Topological Insulators

A topological insulator is a remarkable kind of material that acts as an electrical insulator in its interior while conducting electricity perfectly along its surface or edges. This split personality is not caused by impurities or coatings; it is forced by a deep mathematical property of the material's electrons called topology. Topological insulators are one of the most important discoveries in condensed-matter physics this century.

Topology meets electrons

Topology is the branch of mathematics concerned with properties that do not change under smooth deformation — a coffee mug and a doughnut are "the same" because each has one hole. In a solid, the allowed energies of electrons form bands, and it turns out these bands can be twisted in a topologically nontrivial way that cannot be smoothly undone. When a topologically twisted material meets ordinary vacuum or a normal insulator, the mismatch must be resolved at the boundary — and the only way to do that is for conducting states to appear there. The insulating inside and conducting surface are two sides of the same topological coin.

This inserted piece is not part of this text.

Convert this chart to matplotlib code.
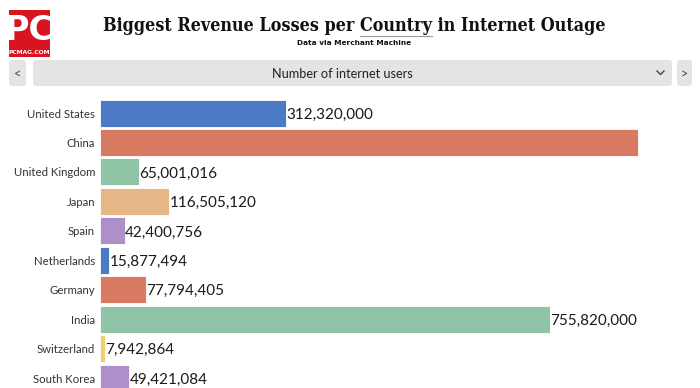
import matplotlib
matplotlib.use("Agg")
import matplotlib.pyplot as plt
import matplotlib.patches as patches

# data
countries = ["United States", "China", "United Kingdom", "Japan", "Spain",
             "Netherlands", "Germany", "India", "Switzerland", "South Korea"]
users = [312320000, 903600000, 65001016, 116505120, 42400756,
         15877494, 77794405, 755820000, 7942864, 49421084]
show_label = [True, False, True, True, True, True, True, True, True, True]
colors = ["#4a7bc4", "#d97a62", "#8fc4a7", "#e8b787", "#ae8fc9",
          "#4a7bc4", "#d97a62", "#8fc4a7", "#f0cf6f", "#ae8fc9"]

title_a = "Biggest Revenue Losses per "
title_b = "Country"
title = title_a + title_b + " in Internet Outage"
subtitle = "Data via Merchant Machine"
dropdown = "Number of internet users"

W, H = 700, 388
fig = plt.figure(figsize=(W / 100, H / 100), dpi=100, facecolor="white")

# overlay axes in pixel coordinates for header widgets
ov = fig.add_axes([0, 0, 1, 1])
ov.set_xlim(0, W)
ov.set_ylim(H, 0)
ov.axis("off")

# PC logo
ov.add_patch(patches.Rectangle((9, 10), 41, 47, facecolor="#d7141f", edgecolor="none"))
ov.text(29.5, 30, "PC", color="white", fontsize=24, fontweight="bold",
        family="Liberation Sans Narrow", ha="center", va="center")
ov.text(29.5, 52.5, "PCMAG.COM", color="white", fontsize=4.3, fontweight="bold",
        family="Liberation Sans Narrow", ha="center", va="center")

# title with underline under "Country"
tkw = dict(fontsize=12.9, fontweight="bold", family="DejaVu Serif", stretch="condensed",
           color="#111111")
t = ov.text(354, 26, title, ha="center", va="center", **tkw)
r = fig.canvas.get_renderer()
full_w = t.get_window_extent(r).width
tmp = ov.text(0, 0, title_a.replace(" ", "\u00a0"), **tkw)
pre_w = tmp.get_window_extent(r).width
tmp.set_text(title_b)
word_w = tmp.get_window_extent(r).width
tmp.remove()
x0 = 354 - full_w / 2 + pre_w
ov.plot([x0, x0 + word_w], [36, 36], color="#999999", lw=0.8)
ov.text(354, 43, subtitle, fontsize=5.3, fontweight="bold", family="Liberation Sans Narrow",
        ha="center", va="center", color="#111111")

# dropdown + arrows
gray = "#e4e4e4"
for x, w in [(33, 639), (9, 17), (677, 15)]:
    ov.add_patch(patches.FancyBboxPatch((x, 60), w, 26, boxstyle="round,pad=0,rounding_size=3",
                                        facecolor=gray, edgecolor="none"))
ov.text(342, 74, dropdown, fontsize=9.2, family="Lato", ha="center", va="center",
        color="#222222")
ov.text(17.5, 74, "<", fontsize=9, family="Lato", ha="center", va="center", color="#444444")
ov.text(684.5, 74, ">", fontsize=9, family="Lato", ha="center", va="center", color="#444444")
ov.plot([657, 660.5, 664], [71, 74.5, 71], color="#444444", lw=1)

# bar chart axes: rows 29.45 px apart, first row centre at y=113
row = 29.45
top_px = 113 - row / 2
ax_h = H - top_px
ax = fig.add_axes([100 / W, 0, 600 / W, ax_h / H])
ypos = list(range(len(countries)))
ax.barh(ypos, users, height=27 / row, color=colors, edgecolor="white", linewidth=0.6)
ax.set_ylim(-0.5 + ax_h / row, -0.5)
ax.set_xlim(0, 600 / 0.5952 * 1e6)
for y, v, s in zip(ypos, users, show_label):
    if s:
        ax.annotate("{:,}".format(v), (v, y), xytext=(0, -1.2), textcoords="offset points",
                    fontsize=11, family="Lato", va="center", ha="left", color="#1a1a1a",
                    annotation_clip=True)
for y, c in zip(ypos, countries):
    ov.text(95, 114 + row * y, c, fontsize=8.2, family="Lato", ha="right",
            va="center", color="#333333")
ax.axis("off")
ov.set_zorder(ax.get_zorder() + 1)
ov.patch.set_alpha(0)

fig.savefig("out.png", dpi=100, facecolor="white")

Protected highways for electrons

What makes the surface states special is that they are protected. In an ordinary conductor, defects and impurities scatter electrons and create resistance. On the surface of a topological insulator, the conducting states are locked so that an electron's direction of motion is tied to its spin. This makes it very hard for electrons to reverse direction without flipping their spin, so they flow around obstacles almost without scattering. The two-dimensional version of this behaviour is called the quantum spin Hall effect, predicted and observed in the mid-2000s.

Why they matter

Topological insulators connect abstract mathematics to real, usable materials, and they belong to a wider family of "topological phases" that includes the fractional quantum Hall effect. Their robust, low-dissipation surface conduction makes them promising for energy-efficient electronics and spintronics, and the same topological ideas are being pursued as a route to more stable quantum computers.

A common misconception

The "insulator" in the name refers only to the bulk interior. A topological insulator is never a perfect insulator overall, because its surface always conducts — that surface conduction is the entire point, and it cannot be removed without destroying the material's topological character.